Path: 1 -> 3 -> 5 -> 7

Similar Embeddings Formatting

Similar:
  1. doc1 (similarity: 0.9800)
  2. doc2 (similarity: 0.9500)

Blob Formatting

Binary data is displayed with a size threshold:

  • Blobs at most 256 bytes are displayed as UTF-8 if they contain no control characters (except \n and \t)
  • Larger or binary blobs show as <binary data: N bytes>

Timestamp Formatting

Relative time formatting for readability:

Duration Format
< 60 seconds Ns ago
< 1 hour Nm ago
< 1 day Nh ago
>= 1 day Nd ago
Epoch 0 unknown

Destructive Operation Confirmation

The shell integrates with the checkpoint system to provide interactive confirmation for destructive operations:

struct ShellConfirmationHandler {
    editor: Arc<Mutex<Editor<(), DefaultHistory>>>,
}

impl ConfirmationHandler for ShellConfirmationHandler {
    fn confirm(&self, op: &DestructiveOp, preview: &OperationPreview) -> bool {
        let prompt = format_confirmation_prompt(op, preview);

        // Print the warning with sample data
        println!("\n{prompt}");

        // Ask for confirmation using readline
        let mut editor = self.editor.lock();
        editor
            .readline("Type 'yes' to proceed: ")
            .is_ok_and(|input| input.trim().eq_ignore_ascii_case("yes"))
    }
}

User Experience Tips

  1. Use compressed snapshots for large datasets: SAVE COMPRESSED reduces file size by approximately 4x with minimal precision loss.
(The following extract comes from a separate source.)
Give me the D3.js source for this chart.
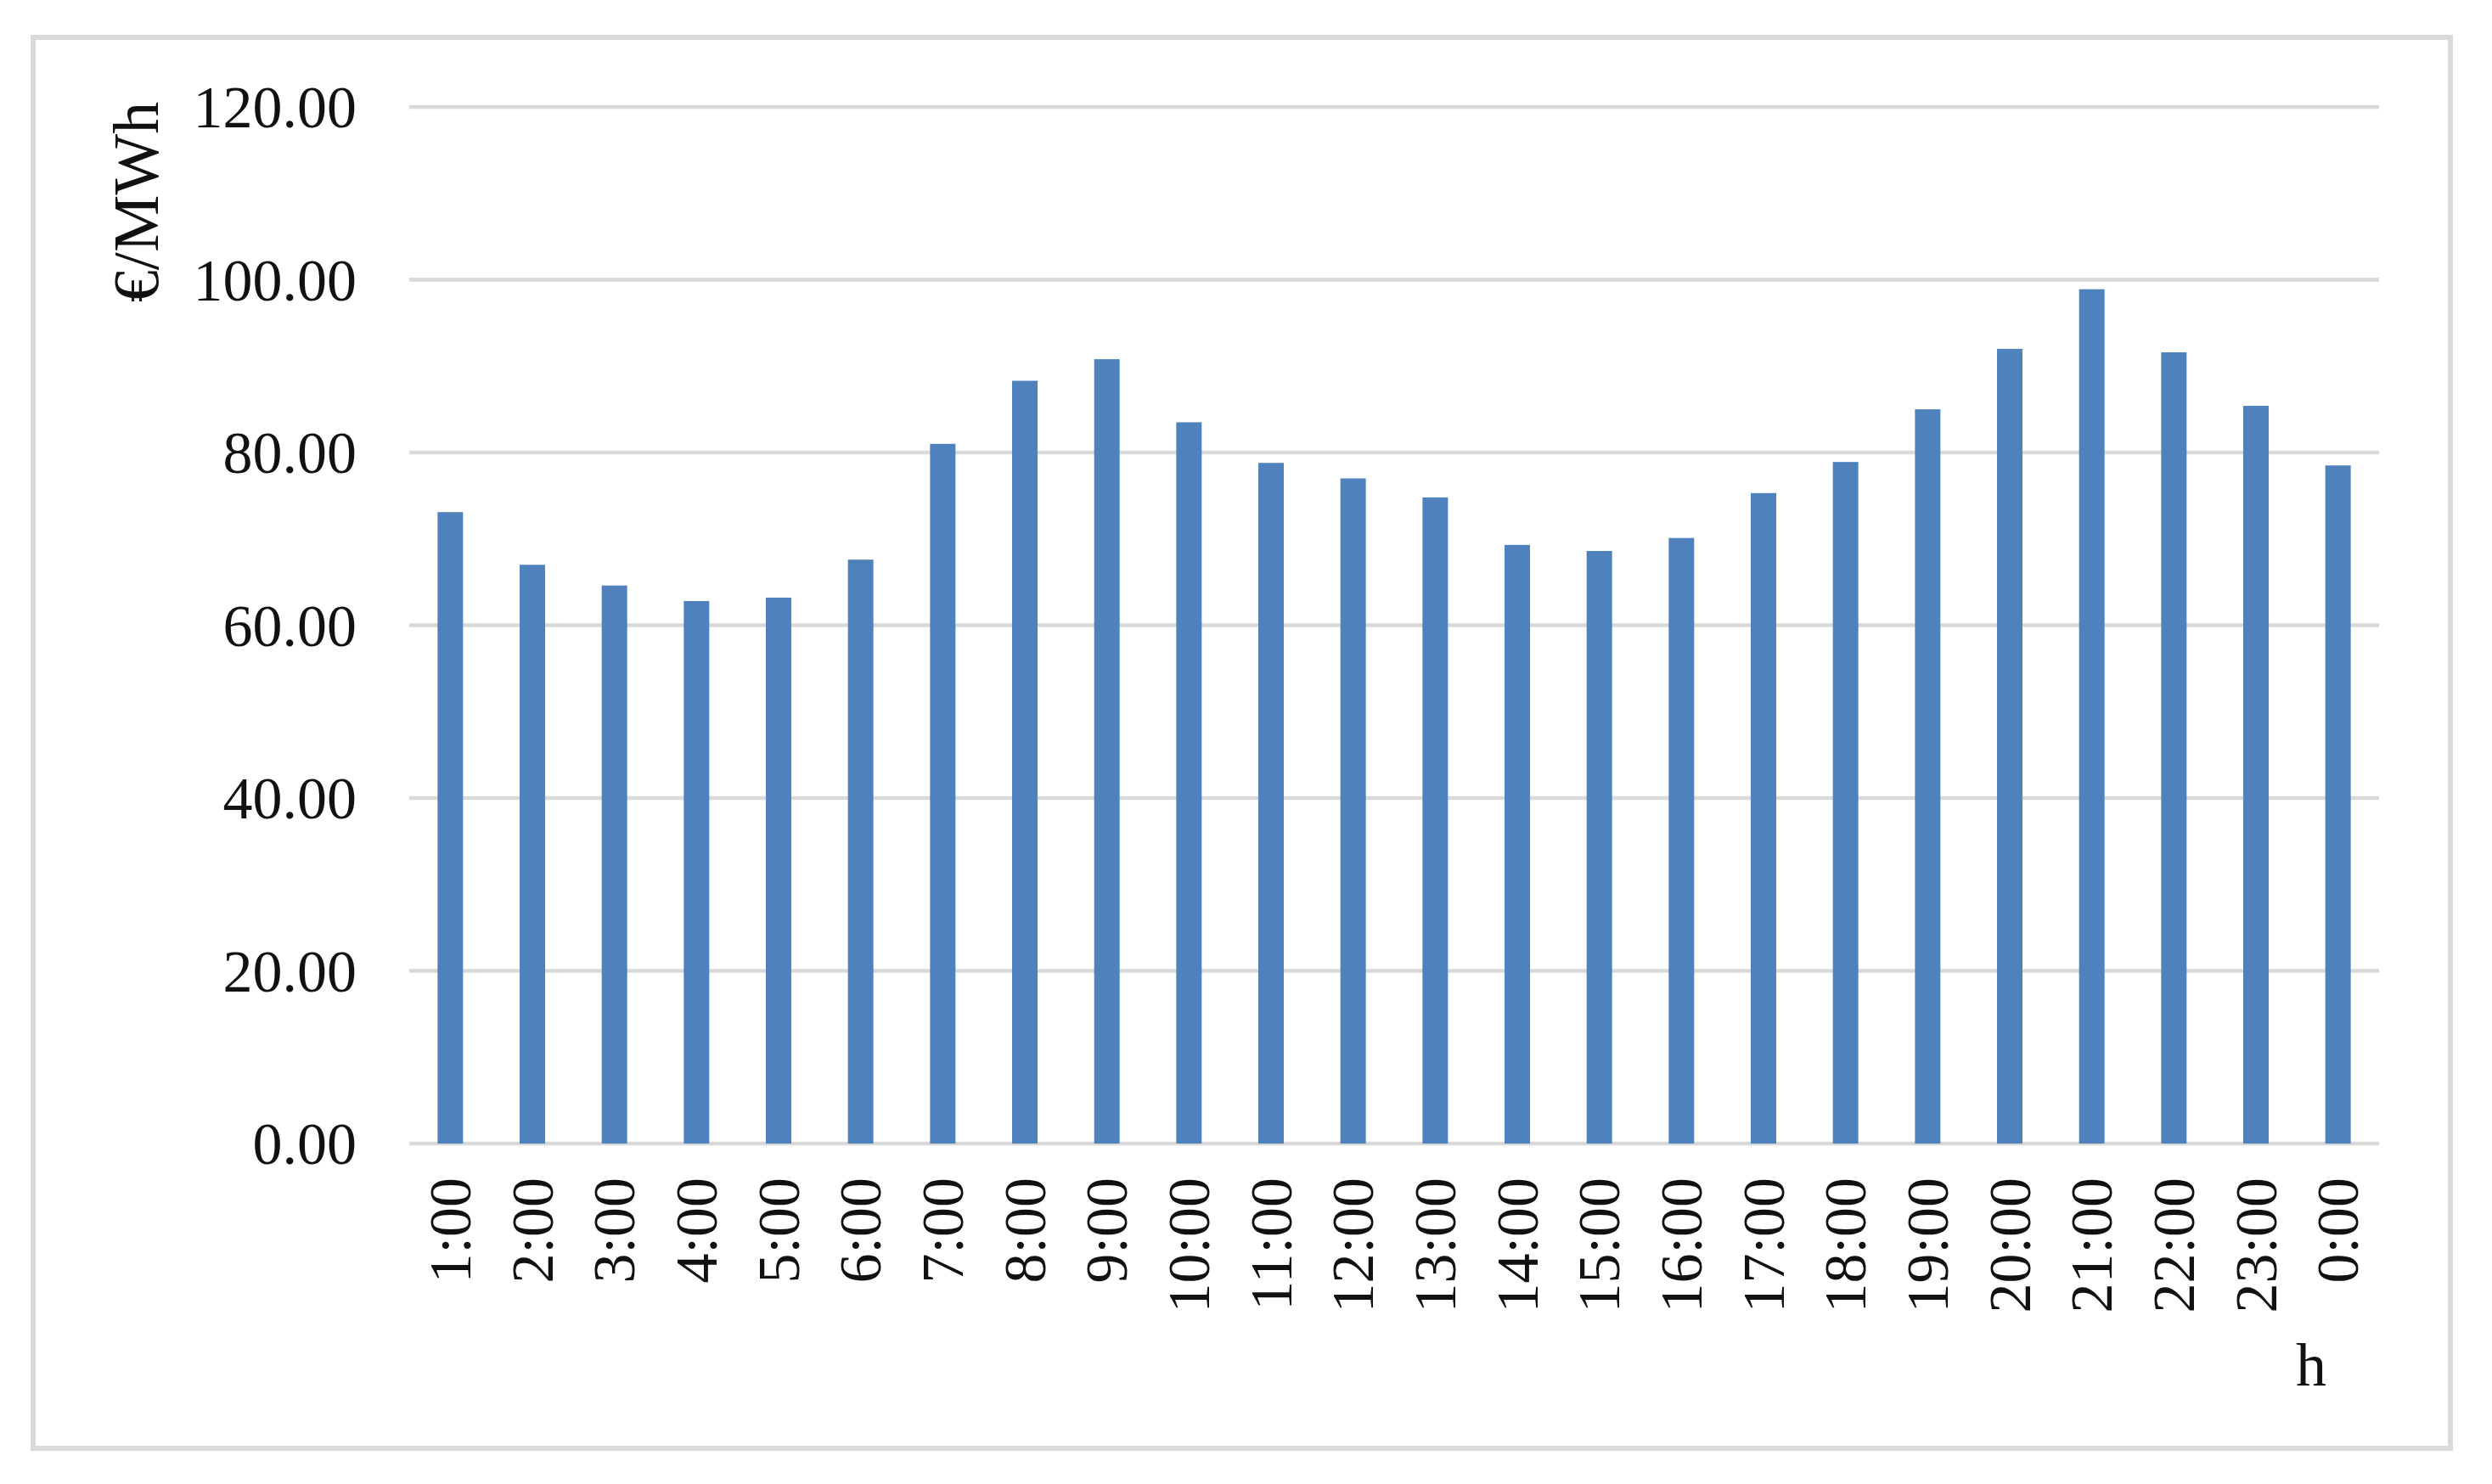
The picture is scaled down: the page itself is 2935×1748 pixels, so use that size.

  2. Check WAL status before critical operations: Run WAL STATUS to verify recovery capability.

  3. Use tab completion: Rustyline provides filename completion in some contexts.

  4. Ctrl+C is safe: It only cancels the current line, not the entire session.

  5. History survives sessions: Previous commands are available across shell restarts.

  6. For scripts, use programmatic API: shell.execute() returns structured results for automation.

  7. Cluster connect before distributed operations: Ensure CLUSTER CONNECT succeeds before running distributed transactions.